Und nun kam die Gretchenfrage: “Wie hoch (welch Euphemismus) soll denn das Gehalt sein?” “Am Anfang 1.100 brutto,” kam es zurück. Ich rang mir ein zufriedenes Lächeln ab. “Steigerungen möglich?” fragte ich forsch. “O ja, bis zu 1.300 brutto … 40-Stunden-Woche, Früh- und Spätschicht selbstverständlich …”

“Selbstverständlich,” murmelte ich nickend. “Urlaub?” – “Ja, natürlich, zwanzig Tage …” – “Oh,” heuchelte ich anerkennend, “…das ist… das ist äh, generös …”

“Ja,” kam es selbstbewusst zurück. “Wir legen großen Wert auf die Zufriedenheit unserer Mitarbeiter. Es gibt auch einen Pausenraum, wo Sie Ihr Frühstück einnehmen können, weil essen oder kleine Snacks am Arbeitsplatz nicht erlaubt sind, und wie gesagt, man wird gründlich eingearbeitet und lernt wirklich interessante Unternehmen kennen. Aber welche, das kann ich Ihnen erst sagen, wenn Sie Ihren Arbeitsvertrag und die Verschwiegenheitsklausel unterschrieben haben. Dann wird es richtig interessant.”

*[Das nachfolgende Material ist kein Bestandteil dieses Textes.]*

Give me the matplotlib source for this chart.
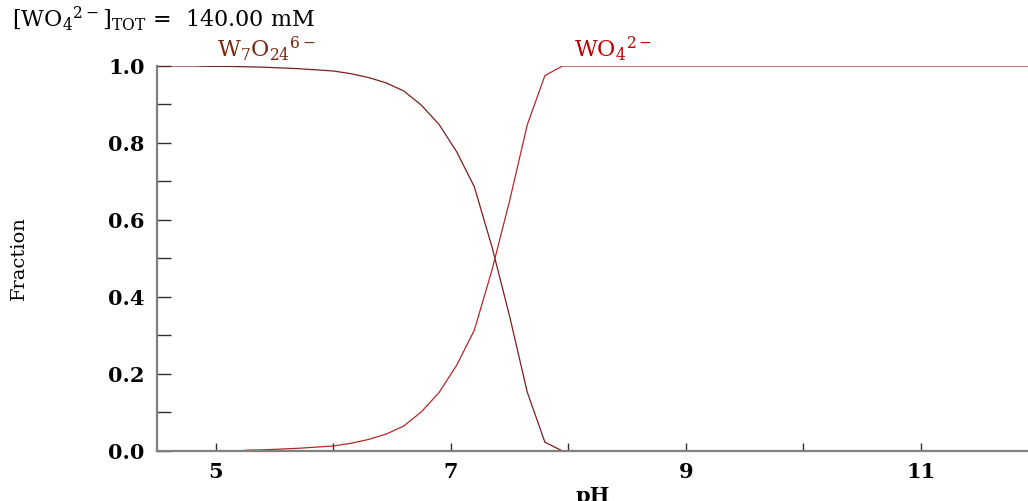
import numpy as np
import matplotlib
matplotlib.use("Agg")
import matplotlib.pyplot as plt
from matplotlib.ticker import MultipleLocator, FixedLocator

plt.rcParams['font.family'] = ['DejaVu Serif']
plt.rcParams['mathtext.fontset'] = 'dejavuserif'

# ------------------ DATA ------------------
ph_w7 = [4.5, 4.65, 4.8, 4.95, 5.1, 5.25, 5.4, 5.55, 5.7, 5.85, 6.0, 6.15,
         6.3, 6.45, 6.6, 6.75, 6.9, 7.05, 7.2, 7.35, 7.5, 7.65, 7.8, 7.95]
frac_w7 = [1.000, 1.000, 1.000, 0.999, 0.999, 0.998, 0.997, 0.995, 0.993,
           0.990, 0.987, 0.980, 0.970, 0.956, 0.935, 0.898, 0.848, 0.777,
           0.686, 0.530, 0.350, 0.153, 0.023, 0.000]

ph_wo4 = [5.25, 5.4, 5.55, 5.7, 5.85, 6.0, 6.15, 6.3, 6.45, 6.6, 6.75, 6.9,
          7.05, 7.2, 7.35, 7.5, 7.65, 7.8, 7.95, 8.1, 9.0, 10.0, 11.0, 12.0]
frac_wo4 = [0.002, 0.003, 0.005, 0.007, 0.010, 0.013, 0.020, 0.030, 0.044,
            0.065, 0.102, 0.152, 0.223, 0.314, 0.470, 0.650, 0.847, 0.975,
            1.000, 1.000, 1.000, 1.000, 1.000, 1.000]

x_labels = [5, 7, 9, 11]
y_labels = [0.0, 0.2, 0.4, 0.6, 0.8, 1.0]

# ------------------ PLOT ------------------
fig = plt.figure(figsize=(10.28, 5.01), dpi=100)
ax = fig.add_axes([0.1527, 0.0998, 0.8473, 0.7685])

ax.plot(ph_w7, frac_w7, color='#7a1f1f', lw=0.9)
ax.plot(ph_wo4, frac_wo4, color='#b42828', lw=0.9)

ax.set_xlim(4.5, 11.91)
ax.set_ylim(0, 1)

ax.spines['top'].set_visible(False)
ax.spines['right'].set_visible(False)
for s in ['left', 'bottom']:
    ax.spines[s].set_color('#808080')
    ax.spines[s].set_linewidth(1.6)

ax.xaxis.set_major_locator(FixedLocator(x_labels))
ax.xaxis.set_minor_locator(MultipleLocator(1))
ax.yaxis.set_major_locator(FixedLocator(y_labels))
ax.yaxis.set_minor_locator(MultipleLocator(0.1))
ax.set_xticklabels([str(v) for v in x_labels])
ax.set_yticklabels([f"{v:.1f}" for v in y_labels])

ax.tick_params(axis='x', which='both', direction='in', length=6, width=1,
               color='#303030', labelsize=15, pad=8)
ax.tick_params(axis='y', which='both', direction='in', length=10, width=1,
               color='#303030', labelsize=15, pad=9)
for lab in ax.get_xticklabels() + ax.get_yticklabels():
    lab.set_fontweight('bold')

ax.set_xlabel('pH', fontsize=15, fontweight='bold', labelpad=3)
ax.set_ylabel('Fraction', fontsize=14)
ax.yaxis.set_label_coords(-0.148, 0.5)

fig.text(0.012, 0.962, r'[WO$_4$$^{2-}$]$_{\mathrm{TOT}}$ =  140.00 mM',
         fontsize=16, va='center', ha='left')

ax.text(5.43, 1.008, r'W$_7$O$_{24}$$^{6-}$', color='#7a2a10', fontsize=16,
        ha='center', va='bottom')
ax.text(8.38, 1.008, r'WO$_4$$^{2-}$', color='#c00000', fontsize=16,
        ha='center', va='bottom')

fig.savefig('out.png', dpi=100)
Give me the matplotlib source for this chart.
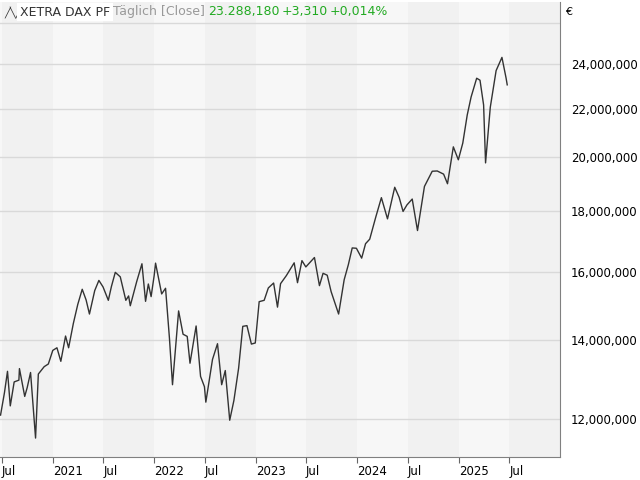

Ich muss jedoch zugeben, dass ich nicht wirklich abwartete, bis es richtig interessant wurde. Vielmehr begab ich mich nach erfolgreichem Massentest und anschließendem doch noch erfolgten Einzelgespräch zur Arbeitsagentur, wo ich mich nach besagtem Kommunikationsunternehmen erkundigte. Die Mitarbeiterin sah mich einigermaßen zerknirscht an und murmelte verschwörerisch: “Also, wenn Sie meine ehrliche Meinung hören wollen …” – Ich nickte in vorauseilendem Gehorsam und antwortete leise aber deutlich, wie es unter Verschwörern üblich ist: “Ja, das will ich … ” – “Nehmen Sie das Angebot lieber nicht an, die Entlohnung ist mies und wir haben nicht gerade gute Erfahrungen mit diesem Kommunikationsunternehmen gemacht …” – “Ich auch nicht,” sagte ich und verabschiedete mich. Schließlich galt es, sich erneut zu bewerben.